I'm at the St Christopher's Motel in Port-aux-Basques now - very nice and a good value compared to any motel I stayed at in the USA, and I should be asleep but the excitement of the trip means I'm wide awake. Actually part of that is due to taking the wrong road out of the ferry terminal (it was dark, lots of big trucks roaring by, etc.) so I ended up doing an extra couple of miles through the city (small) to find the motel. It was a little exciting to be in an unknown place, at night, and lost!
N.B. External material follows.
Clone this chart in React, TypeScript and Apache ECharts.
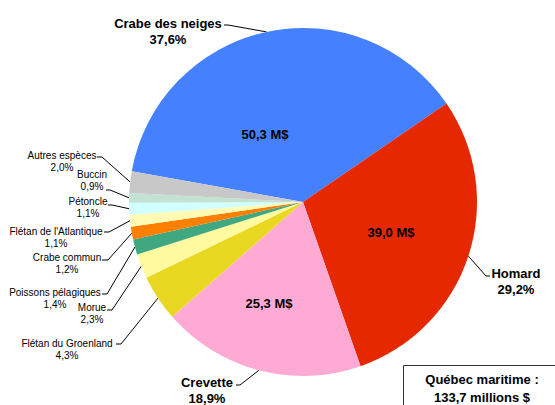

There was one other touring bike on this ferry - and they didn't seem to know quite what to do with us - they don't get many bikes. That bike turned out to belong to a German who is going to be spending the next five weeks riding around Nfld. He flew into Halifax and rode up and is taking tomorrow off because his knees are sore. Hmm, Nfld is much more hilly than NS. It is also a lot windier. The forecast for tomorrow is for 25 to 40 kph winds from the west. That is considered moderate around here. The german tourist's knees are going to take a lot of abuse here. So will his rain gear. The forecast is for reasonable weather for the next two days followed by lousy weather for several days. I think I'll go back to NS Monday evening at 11:30 PM. That means trying to sleep on the ferry and then riding from the ferry terminal near dawn. Yawn. My other choice on Monday is 9 AM, but I have things I want to do here before I leave.
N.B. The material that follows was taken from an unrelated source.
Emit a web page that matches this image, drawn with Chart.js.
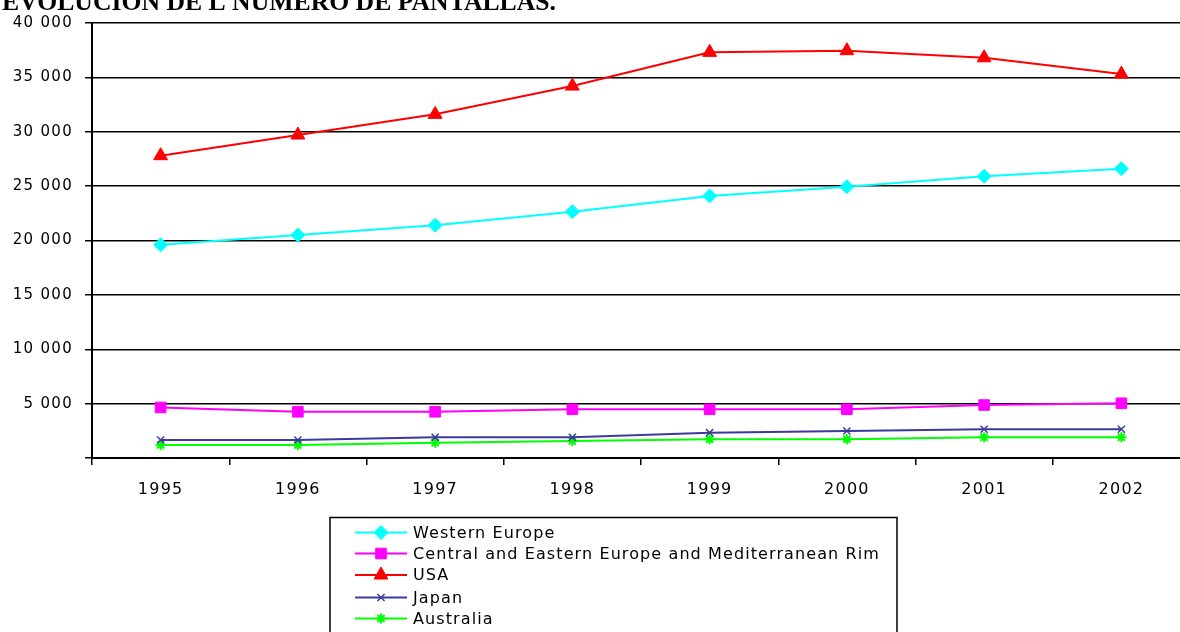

It is now late afternoon in Port-aux-Basques and I've been working on my bike. Earlier this afternoon I rode to the tourist info center -lovely building and nice folks, but not as high a level of service as NS - and then was headed east towards Rose Blanche. I didn't get very far before 'ping tick, tick, tick.' A rear spoke, on the drive side with its head partially covered by another spoke (i.e. the worst case spoke) broke. I rode back to Port-aux-Basque and, after eating, set up shop in the motel parking lot. It wasn't too bad working conditions, although the black flies were biting and the wind did tend to blow away my supply of paper towels. The wind helped keep the flies from landing on me.
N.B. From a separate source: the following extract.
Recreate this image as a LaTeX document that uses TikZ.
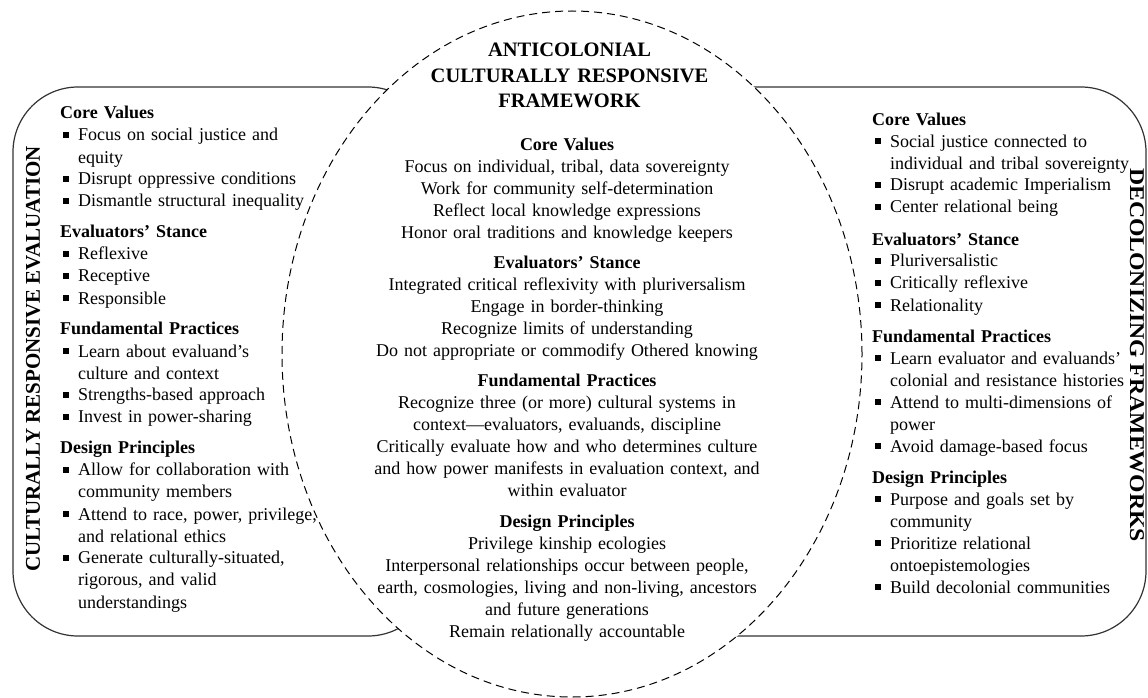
\documentclass[tikz,border=0pt]{standalone}
\usepackage{fontspec}
\setmainfont{Liberation Serif}
\newcommand{\sqbul}{\hspace*{3pt}\raisebox{3pt}{\rule{6pt}{6pt}}\hspace*{9pt}}
\newcommand{\ind}{\hspace*{18pt}}
\begin{document}
\begin{tikzpicture}[x=1pt,y=-1pt,
    sidebox/.style={draw=black!80,line width=1.2pt,rounded corners=65pt},
    listtext/.style={anchor=base west,inner sep=0pt,text width=330pt,align=left,
      font=\fontsize{18}{22}\selectfont},
    midtext/.style={anchor=base,inner sep=0pt,text width=520pt,align=center,
      font=\fontsize{18}{22}\selectfont},
    sidetitle/.style={inner sep=0pt,font=\bfseries\fontsize{21}{25}\selectfont}]
    \useasboundingbox (0,0) rectangle (1148,698);
    \coordinate (O) at (572,354);

    \draw[sidebox] (13,87) rectangle (433,636);
    \draw[sidebox] (660,87) rectangle (1146,636);
    \draw[fill=white,line width=1pt,dash pattern=on 8pt off 5pt]
      (O) ellipse [x radius=290pt,y radius=343pt];

    \node[sidetitle,rotate=90] (lefttitle) at (33,359) {CULTURALLY RESPONSIVE EVALUATION};
    \node[sidetitle,rotate=-90] (righttitle) at (1137,355)
      {\scalebox{1.13}[1]{DECOLONIZING FRAMEWORKS}};

    \node[midtext,font=\bfseries\fontsize{20.5}{25.5}\selectfont] (title) at (569.5,57)
      {ANTICOLONIAL\\CULTURALLY RESPONSIVE\\FRAMEWORK};

    \node[listtext] (leftlist) at (60,119) {%
      \textbf{Core Values}\\
      \sqbul Focus on social justice and\\
      \ind equity\\
      \sqbul Disrupt oppressive conditions\\
      \sqbul Dismantle structural inequality\\[9pt]
      \textbf{Evaluators’ Stance}\\
      \sqbul Reflexive\\
      \sqbul Receptive\\
      \sqbul Responsible\\[9pt]
      \textbf{Fundamental Practices}\\
      \sqbul Learn about evaluand’s\\
      \ind culture and context\\
      \sqbul Strengths-based approach\\
      \sqbul Invest in power-sharing\\[9pt]
      \textbf{Design Principles}\\
      \sqbul Allow for collaboration with\\
      \ind community members\\
      \sqbul Attend to race, power, privilege,\\
      \ind and relational ethics\\
      \sqbul Generate culturally-situated,\\
      \ind rigorous, and valid\\
      \ind understandings};

    \node[midtext] (midlist) at (567,150) {%
      \textbf{Core Values}\\
      Focus on individual, tribal, data sovereignty\\
      Work for community self-determination\\
      Reflect local knowledge expressions\\
      Honor oral traditions and knowledge keepers\\[8pt]
      \textbf{Evaluators’ Stance}\\
      Integrated critical reflexivity with pluriversalism\\
      Engage in border-thinking\\
      Recognize limits of understanding\\
      Do not appropriate or commodify Othered knowing\\[8pt]
      \textbf{Fundamental Practices}\\
      Recognize three (or more) cultural systems in\\
      context—evaluators, evaluands, discipline\\
      Critically evaluate how and who determines culture\\
      and how power manifests in evaluation context, and\\
      within evaluator\\[9pt]
      \textbf{Design Principles}\\
      Privilege kinship ecologies\\
      Interpersonal relationships occur between people,\\
      earth, cosmologies, living and non-living, ancestors\\
      and future generations\\
      Remain relationally accountable};

    \node[listtext] (rightlist) at (872,125) {%
      \textbf{Core Values}\\
      \sqbul Social justice connected to\\
      \ind individual and tribal sovereignty\\
      \sqbul Disrupt academic Imperialism\\
      \sqbul Center relational being\\[10pt]
      \textbf{Evaluators’ Stance}\\
      \sqbul Pluriversalistic\\
      \sqbul Critically reflexive\\
      \sqbul Relationality\\[9pt]
      \textbf{Fundamental Practices}\\
      \sqbul Learn evaluator and evaluands’\\
      \ind colonial and resistance histories\\
      \sqbul Attend to multi-dimensions of\\
      \ind power\\
      \sqbul Avoid damage-based focus\\[9pt]
      \textbf{Design Principles}\\
      \sqbul Purpose and goals set by\\
      \ind community\\
      \sqbul Prioritize relational\\
      \ind ontoepistemologies\\
      \sqbul Build decolonial communities};
\end{tikzpicture}
\end{document}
When I took the cassette off (yeah for hyper-cracker!) it came apart because the three bolts that hold it together had come out. In order to put it back together properly I disassembled it, cleaned the parts with paper towels, and reassembled it. This would have been a lot more fun without the black flies. Then I loosen the spoke that was block the head of the broken spoke, removed and replaced the broken spoke, retightened both spokes, realized that I hadn't laced the new spoke correctly, replaced it, retightened it and stripped the nipple with my Cool Tool. I almost brought a real spoke wrench on this tour. Next tour I will. Then I remounted the wheel and tried to true it. I shouldn't have done that. I made things worse, not better. I have another nipple, and if I have to I'll remove the tire, tube, and rim strip, replace the stripped nipple, and try again to true the wheel. I really need somebody who is good at truing wheels, but that will have to wait. It is several hundred miles to the nearest bike shop and I'm not headed in that direction. On my route it is more like 500 miles to Picton which has a bike shop. That doesn't count the 100 miles on the ferry 8^).
Port-aux-Basques is quite lovely in a very desolate and wind swept way. There are no trees or even bushes. The landscape, as shown in the photographs of the big church in town and the freighter coming into the port, is almost like tundra and there is snow visible on the hills in the distance. The locals were complaining about the heat wave: it was in the low 60's and the wind was blowing (it always does...) 10 to 20 mph.
Tonight I'm having dinner with the German tourist. Tomorrow I'll do various things that need to be done in the morning and, hopefully get in a good ride down the coast in the afternoon and evening.